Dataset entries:
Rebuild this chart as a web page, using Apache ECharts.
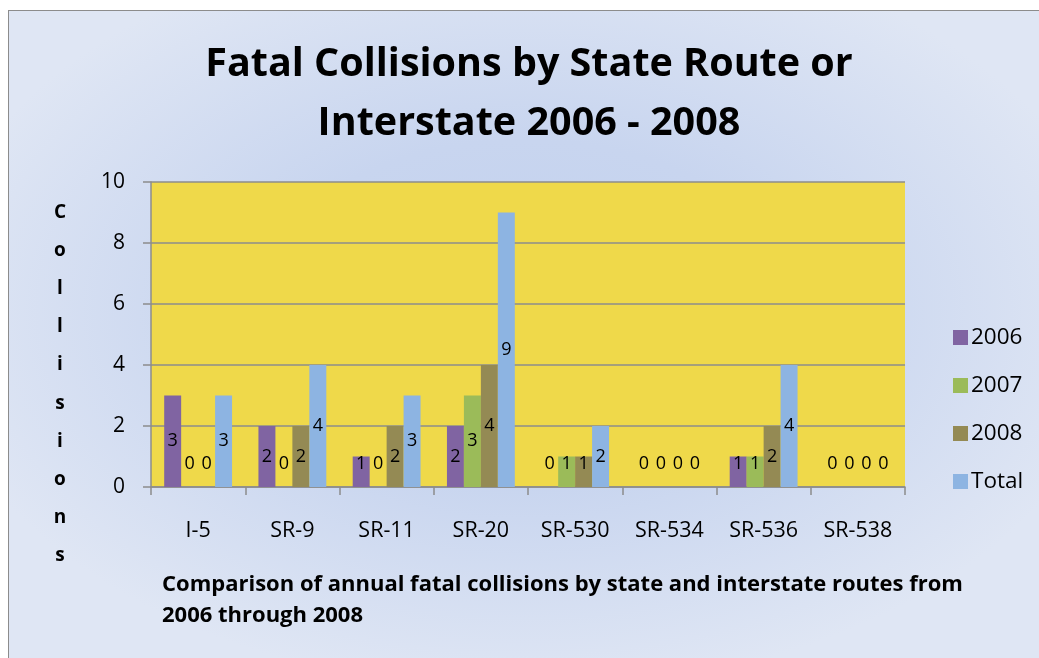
<!DOCTYPE html>
<html>
<head>
<meta charset="utf-8">
<script src="https://cdn.jsdelivr.net/npm/echarts@6/dist/echarts.min.js"></script>
<style>
html,body{margin:0;padding:0;background:#fff;width:1039px;height:658px;overflow:hidden;}
#bg{position:absolute;left:8px;top:10px;width:1100px;height:700px;border:1.5px solid #8c8c8c;
background:radial-gradient(ellipse 600px 380px at 515px 300px,#c2d1ee 0%,#c8d5ef 45%,#dfe6f4 100%);}
#chart{position:absolute;left:0;top:0;width:1039px;height:658px;}
</style>
</head>
<body>
<div id="bg"></div>
<div id="chart"></div>
<script>
var categories = ['I-5','SR-9','SR-11','SR-20','SR-530','SR-534','SR-536','SR-538'];
var seriesNames = ['2006','2007','2008','Total'];
var v2006 = [3,2,1,2,0,0,1,0];
var v2007 = [0,0,0,3,1,0,1,0];
var v2008 = [0,2,2,4,1,0,2,0];
var vTotal = [3,4,3,9,2,0,4,0];
var yTicks = [0,2,4,6,8,10];

var colors = ['#8064A2','#9BBB59','#948A54','#8DB4E2'];
var FONT = '"Open Sans", sans-serif';

function mkData(arr){
  return arr.map(function(v){
    if (v < 1.6) {
      return {value:v, label:{position:'insideBottom', distance:14}};
    }
    return v;
  });
}

var allVals = [v2006, v2007, v2008, vTotal];
var series = allVals.map(function(arr, i){
  return {
    name: seriesNames[i],
    type: 'bar',
    data: mkData(arr),
    barGap: '0%',
    barCategoryGap: '28%',
    itemStyle: {color: colors[i]},
    label: {show:true, position:'inside', color:'#000', fontSize:18, fontFamily:FONT}
  };
});

var chart = echarts.init(document.getElementById('chart'), null, {renderer:'canvas'});
chart.setOption({
  backgroundColor: 'transparent',
  animation: false,
  color: colors,
  title: [{
    text: 'Comparison of annual fatal collisions by state and interstate routes from\n2006 through 2008',
    left: 157,
    top: 564,
    textStyle: {fontFamily:FONT, fontWeight:'bold', fontSize:22, lineHeight:31, color:'#000'}
  }],
  graphic: [{
    type: 'text',
    x: 529,
    y: 35,
    style: {
      text: 'Fatal Collisions by State Route or\nInterstate 2006 - 2008',
      fontFamily: FONT, fontWeight: 'bold', fontSize: 39.5, lineHeight: 59,
      fill: '#000', textAlign: 'center', textVerticalAlign: 'top'
    }
  },{
    type: 'text',
    x: 60,
    y: 193,
    style: {
      text: 'C\no\nl\nl\ni\ns\ni\no\nn\ns',
      fontFamily: FONT, fontWeight: 'bold', fontSize: 19, lineHeight: 38.2,
      fill: '#000', textAlign: 'center', textVerticalAlign: 'top'
    }
  }],
  legend: {
    orient: 'vertical',
    left: 948,
    top: 321,
    itemWidth: 15,
    itemHeight: 15,
    itemGap: 25,
    icon: 'rect',
    data: seriesNames,
    textStyle: {fontFamily:FONT, fontSize:22.5, color:'#000', padding:[0,0,0,-2]}
  },
  grid: {left:151, right:134, top:182, bottom:171, show:true, backgroundColor:'#EFD94A', borderWidth:0},
  xAxis: {
    type: 'category',
    data: categories,
    axisLine: {show:true, lineStyle:{color:'#8c8c8c', width:1.5}},
    axisTick: {show:true, length:8, lineStyle:{color:'#8c8c8c', width:1.5}},
    axisLabel: {fontFamily:FONT, fontSize:21.5, color:'#000', margin:33}
  },
  yAxis: {
    type: 'value',
    min: 0, max: 10, interval: 2,
    axisLine: {show:true, lineStyle:{color:'#8c8c8c', width:1.5}},
    axisTick: {show:true, length:8, lineStyle:{color:'#8c8c8c', width:1.5}},
    splitLine: {show:true, lineStyle:{color:'#8c8c8c', width:1.5}},
    axisLabel: {fontFamily:FONT, fontSize:21, color:'#000', margin:26,
      formatter: function(v){ return yTicks.indexOf(v) >= 0 ? String(v) : ''; }}
  },
  series: series
});
</script>
</body>
</html>
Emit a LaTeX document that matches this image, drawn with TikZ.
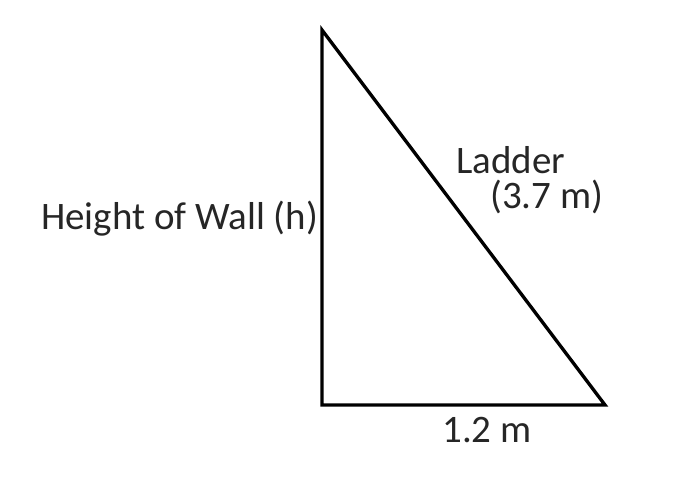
\documentclass[tikz,border=0pt]{standalone}
\usepackage{fontspec}
\setmainfont{Carlito}
\usetikzlibrary{calc}

\begin{document}
\begin{tikzpicture}[x=0.75pt,y=-0.75pt]
\def\lw{2.5pt};
\tikzset{lbl/.style={inner sep=0pt,anchor=base west,text=black!85,font=\fontsize{29.2}{34}\selectfont}}
\useasboundingbox (0,0) rectangle (674,479);
% corners of the triangle
\coordinate (top) at (322,30);
\coordinate (corner) at (322,405);
\coordinate (foot) at (605,405);
% draw wall, ground and ladder
\draw[line width=\lw,line join=miter] (top) -- (corner) -- (foot) -- cycle;
% labels
\node[lbl] (wall) at (41,229) {Height of Wall (h)};
\node[lbl] (ladder) at (456,173) {Ladder};
\node[lbl] (length) at (490,208) {(3.7 m)};
\node[lbl] (base) at (442,442) {1.2 m};
\end{tikzpicture}
\end{document}
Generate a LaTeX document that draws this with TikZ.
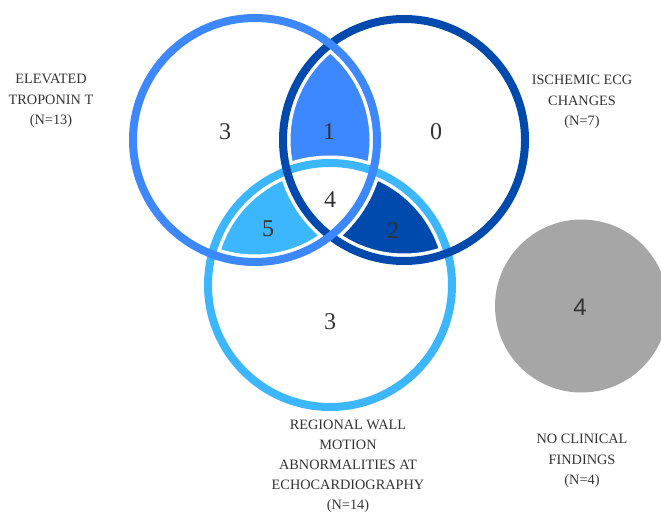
\documentclass[tikz,border=0pt]{standalone}
\usepackage{fontspec}
\setmainfont{Liberation Serif}
\newfontfamily\grsans{Liberation Sans}
\definecolor{colA}{HTML}{3D88FF}
\definecolor{colB}{HTML}{004AAD}
\definecolor{colC}{HTML}{3BB6FF}
\definecolor{colG}{HTML}{A6A6A6}
\definecolor{txt}{HTML}{333333}
\begin{document}
\begin{tikzpicture}[x=1pt,y=-1pt,
  num/.style={text=txt,font=\fontsize{24}{24}\selectfont,inner sep=0pt},
  lab/.style={text=txt,font=\fontsize{14.3}{20.5}\selectfont,align=center,inner sep=0pt},
  ring/.style={line width=8pt},
  halo/.style={draw=white,line width=15pt}]
\useasboundingbox (0,0) rectangle (661,514);
\coordinate (cA) at (255,140);
\coordinate (cB) at (404,140);
\coordinate (cC) at (330,285);
\coordinate (cG) at (581.5,306);
% pairwise fills
\begin{scope}\clip (cA) circle[radius=122]; \fill[colA] (cB) circle[radius=121];\end{scope}
\begin{scope}\clip (cA) circle[radius=122]; \fill[colC] (cC) circle[radius=122];\end{scope}
\begin{scope}\clip (cB) circle[radius=121]; \fill[colB] (cC) circle[radius=122];\end{scope}
\begin{scope}\clip (cA) circle[radius=122]; \clip (cB) circle[radius=121]; \fill[white] (cC) circle[radius=122];\end{scope}
% halos
\draw[halo] (cA) circle[radius=122];
\draw[halo] (cB) circle[radius=121];
\draw[halo] (cC) circle[radius=122];
% rings
\draw[ring,colC] (cC) circle[radius=122];
\draw[ring,colB] (cB) circle[radius=121];
\draw[ring,colA] (cA) circle[radius=122];
% grey disk
\begin{scope}\clip (0,0) rectangle (661,514); \fill[colG] (cG) circle[radius=86.5];\end{scope}
% numbers
\node[num] (nA) at (225,132) {3};
\node[num] (nAB) at (329,132) {1};
\node[num] (nB) at (436,132) {0};
\node[num] (nABC) at (330,200) {4};
\node[num] (nAC) at (268,229) {5};
\node[num] (nBC) at (393,231) {2};
\node[num] (nC) at (330,322) {3};
\node[num,font=\grsans\fontsize{24}{24}\selectfont] (nG) at (580,307) {4};
% labels
\node[lab] (lA) at (51,101) {ELEVATED\\TROPONIN T\\(N=13)};
\node[lab] (lB) at (582,102) {ISCHEMIC ECG\\CHANGES\\(N=7)};
\node[lab,font=\fontsize{14.3}{20}\selectfont] (lC) at (348,466) {REGIONAL WALL\\MOTION\\ABNORMALITIES AT\\ECHOCARDIOGRAPHY\\(N=14)};
\node[lab] (lG) at (582,461) {NO CLINICAL\\FINDINGS\\(N=4)};
\end{tikzpicture}
\end{document}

• _WHAT NEEDS TO BE DONE_
Identify and copy lines that hold the string "LaTeX".

• _WRITTEN ANSWER_
Emit a LaTeX document that matches this image, drawn with TikZ.
Generate a LaTeX document that draws this with TikZ.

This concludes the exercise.